(Charts and diagrams as code)
────────────────────────────────────────

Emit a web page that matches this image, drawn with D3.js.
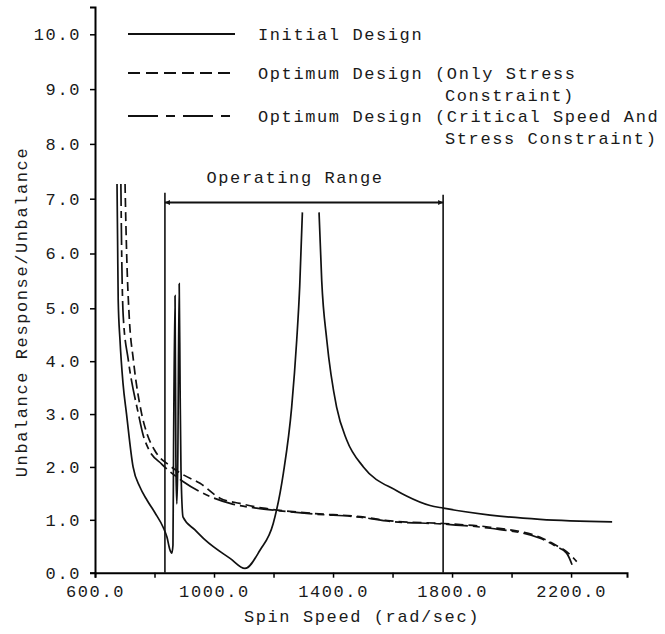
<!DOCTYPE html>
<html>
<head>
<meta charset="utf-8">
<script src="https://cdn.jsdelivr.net/npm/d3@7"></script>
<style>
  body { margin: 0; background: #fff; }
  text { font-family: "Liberation Mono", monospace; font-size: 17px; letter-spacing: 1.6px; fill: #1a1a1a; }
</style>
</head>
<body>
<div id="chart"></div>
<script>
// spin speed (rad/sec) vs unbalance response / unbalance
const initialSpeed = [674, 676, 678, 684, 694, 706, 728, 751, 775, 802, 829, 842, 852, 858, 862, 864, 869, 872, 875, 878, 883, 886, 889, 896, 936, 970, 1054, 1104, 1155, 1199, 1233, 1261, 1278, 1288, 1297, 1325, 1353, 1362, 1379, 1412, 1446, 1502, 1614, 1647, 1726, 1771, 1928, 2096, 2338];
const initialResp = [7.27, 6.2, 5.15, 4.4, 3.59, 3.0, 2.0, 1.62, 1.37, 1.13, 0.86, 0.67, 0.43, 0.37, 0.52, 2.3, 5.23, 2.0, 1.3, 2.0, 5.45, 3.5, 1.94, 1.05, 0.81, 0.62, 0.27, 0.08, 0.43, 0.93, 1.88, 3.13, 4.4, 5.4, 6.75, null, 6.75, 5.5, 4.4, 3.13, 2.51, 2.0, 1.55, 1.45, 1.27, 1.22, 1.09, 1.01, 0.96];

const stressSpeed = [701, 704, 707, 715, 729, 757, 774, 800, 852, 897, 953, 1020, 1087, 1166, 1255, 1334, 1491, 1592, 1771, 1928, 2096, 2152, 2185, 2219];
const stressResp = [7.27, 6.5, 5.88, 4.84, 4.02, 3.0, 2.64, 2.32, 2.02, 1.85, 1.69, 1.41, 1.31, 1.22, 1.16, 1.12, 1.06, 0.98, 0.93, 0.86, 0.67, 0.51, 0.40, 0.21];

const criticalSpeed = [687, 690, 695, 712, 746, 762, 779, 825, 897, 987, 1054, 1143, 1222, 1334, 1491, 1592, 1771, 1928, 2096, 2152, 2185, 2208];
const criticalResp = [7.27, 5.88, 4.84, 4.02, 3.0, 2.6, 2.35, 2.05, 1.72, 1.44, 1.31, 1.22, 1.17, 1.11, 1.05, 0.97, 0.92, 0.84, 0.65, 0.49, 0.37, 0.08];

const operatingRange = [835, 1770];
const xTicks = [600, 800, 1000, 1200, 1400, 1600, 1800, 2000, 2200];
const xLabels = [600, 1000, 1400, 1800, 2200];
const yTicks = [0, 1, 2, 3, 4, 5, 6, 7, 8, 9, 10];

const legendNames = [
  ["Initial Design"],
  ["Optimum Design (Only Stress", "Constraint)"],
  ["Optimum Design (Critical Speed And", "Stress Constraint)"]
];

const width = 665;
const height = 634;

const svg = d3.select("#chart")
  .append("svg")
  .attr("width", width)
  .attr("height", height);

svg.append("rect").attr("width", width).attr("height", height).attr("fill", "#fff");

const x = d3.scaleLinear()
  .domain([600, 2388])
  .range([95, 627]);

// the hand drawn y axis is slightly stretched in its upper half
const y = d3.scaleLinear()
  .domain([0, 5, 10.5])
  .range([572.7, 308.3, 6.9]);

// axes
const xAxis = svg.append("g")
  .attr("transform", `translate(0, ${y(0)})`)
  .call(d3.axisBottom(x)
    .tickValues(xTicks)
    .tickSizeOuter(0)
    .tickSize(5)
    .tickFormat(d => xLabels.includes(d) ? d.toFixed(1) : ""));
xAxis.select(".domain").attr("stroke-width", 2);
xAxis.selectAll(".tick line").attr("stroke-width", 1.5);
xAxis.selectAll("text").attr("y", 24).attr("dy", null).attr("font-size", null).attr("font-family", null);

const yAxis = svg.append("g")
  .attr("transform", `translate(${x(600)}, 0)`)
  .call(d3.axisLeft(y)
    .tickValues(yTicks)
    .tickSizeOuter(0)
    .tickSize(5)
    .tickPadding(9)
    .tickFormat(d => d.toFixed(1)));
yAxis.select(".domain").attr("stroke-width", 2);
yAxis.selectAll(".tick line").attr("stroke-width", 1.5);
yAxis.selectAll("text").attr("font-size", null).attr("font-family", null);

svg.append("text")
  .attr("x", 362)
  .attr("y", 622)
  .attr("text-anchor", "middle")
  .text("Spin Speed (rad/sec)");

svg.append("text")
  .attr("transform", "translate(27, 312) rotate(-90)")
  .attr("text-anchor", "middle")
  .text("Unbalance Response/Unbalance");

// operating range
const opY = 6.93;
svg.append("defs").selectAll("marker")
  .data(["start", "end"])
  .join("marker")
  .attr("id", d => "arrow-" + d)
  .attr("viewBox", "0 0 10 10")
  .attr("refX", 10)
  .attr("refY", 5)
  .attr("markerWidth", 7)
  .attr("markerHeight", 5)
  .attr("markerUnits", "userSpaceOnUse")
  .attr("orient", d => d === "start" ? "auto-start-reverse" : "auto")
  .append("path")
  .attr("d", "M0,0L10,5L0,10Z")
  .attr("fill", "#111");

svg.selectAll(".op-line")
  .data(operatingRange)
  .join("line")
  .attr("class", "op-line")
  .attr("x1", d => x(d))
  .attr("x2", d => x(d))
  .attr("y1", y(0))
  .attr("y2", (d, i) => y(i === 0 ? 7.11 : 7.07))
  .attr("stroke", "#111")
  .attr("stroke-width", 1.6);

svg.append("line")
  .attr("x1", x(operatingRange[0]))
  .attr("x2", x(operatingRange[1]))
  .attr("y1", y(opY))
  .attr("y2", y(opY))
  .attr("stroke", "#111")
  .attr("stroke-width", 2)
  .attr("marker-start", "url(#arrow-start)")
  .attr("marker-end", "url(#arrow-end)");

svg.append("text")
  .attr("x", 295)
  .attr("y", 183)
  .attr("text-anchor", "middle")
  .text("Operating Range");

// curves
const series = [
  { speed: initialSpeed, resp: initialResp, dash: null },
  { speed: stressSpeed, resp: stressResp, dash: "9,5" },
  { speed: criticalSpeed, resp: criticalResp, dash: "22,5,7,5" }
];

const line = d3.line()
  .defined(d => d[1] !== null)
  .x(d => x(d[0]))
  .y(d => y(d[1]))
  .curve(d3.curveMonotoneX);

svg.selectAll(".curve")
  .data(series)
  .join("path")
  .attr("class", "curve")
  .attr("d", s => line(d3.zip(s.speed, s.resp)))
  .attr("fill", "none")
  .attr("stroke", "#111")
  .attr("stroke-width", 1.7)
  .attr("stroke-dasharray", s => s.dash);

// legend
const legendY = [34, 73, 116];
const legendDash = [null, "12,6", "30,8,9,8"];
const legend = svg.selectAll(".legend")
  .data(legendNames)
  .join("g")
  .attr("class", "legend")
  .attr("transform", (d, i) => `translate(0, ${legendY[i]})`);

legend.append("line")
  .attr("x1", 128)
  .attr("x2", 235)
  .attr("stroke", "#111")
  .attr("stroke-width", 2)
  .attr("stroke-dasharray", (d, i) => legendDash[i]);

legend.append("text")
  .attr("x", 258)
  .attr("y", 6)
  .text(d => d[0]);

legend.filter(d => d.length > 1)
  .append("text")
  .attr("x", 445)
  .attr("y", 28)
  .text(d => d[1]);
</script>
</body>
</html>
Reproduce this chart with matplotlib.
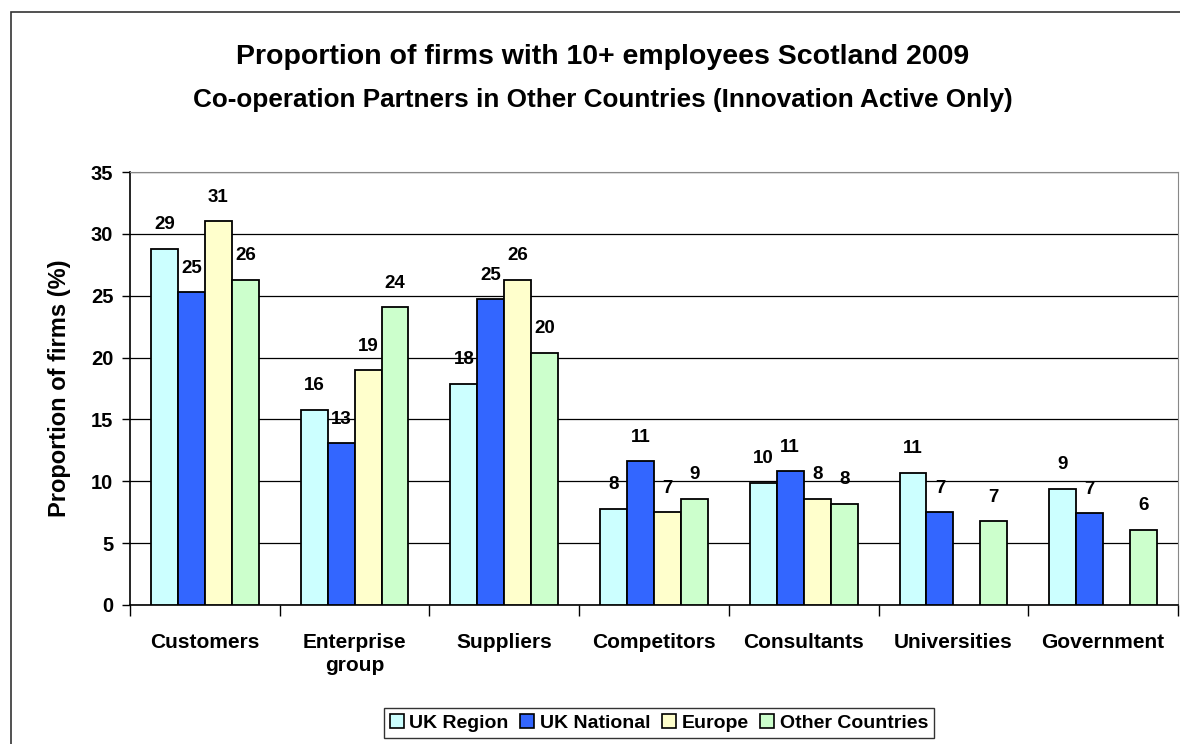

────────────────────────────────────────

Given task
Extract every line from the records above that contains the word "this".

Expected answer
Emit a web page that matches this image, drawn with D3.js.
Reproduce this chart with matplotlib.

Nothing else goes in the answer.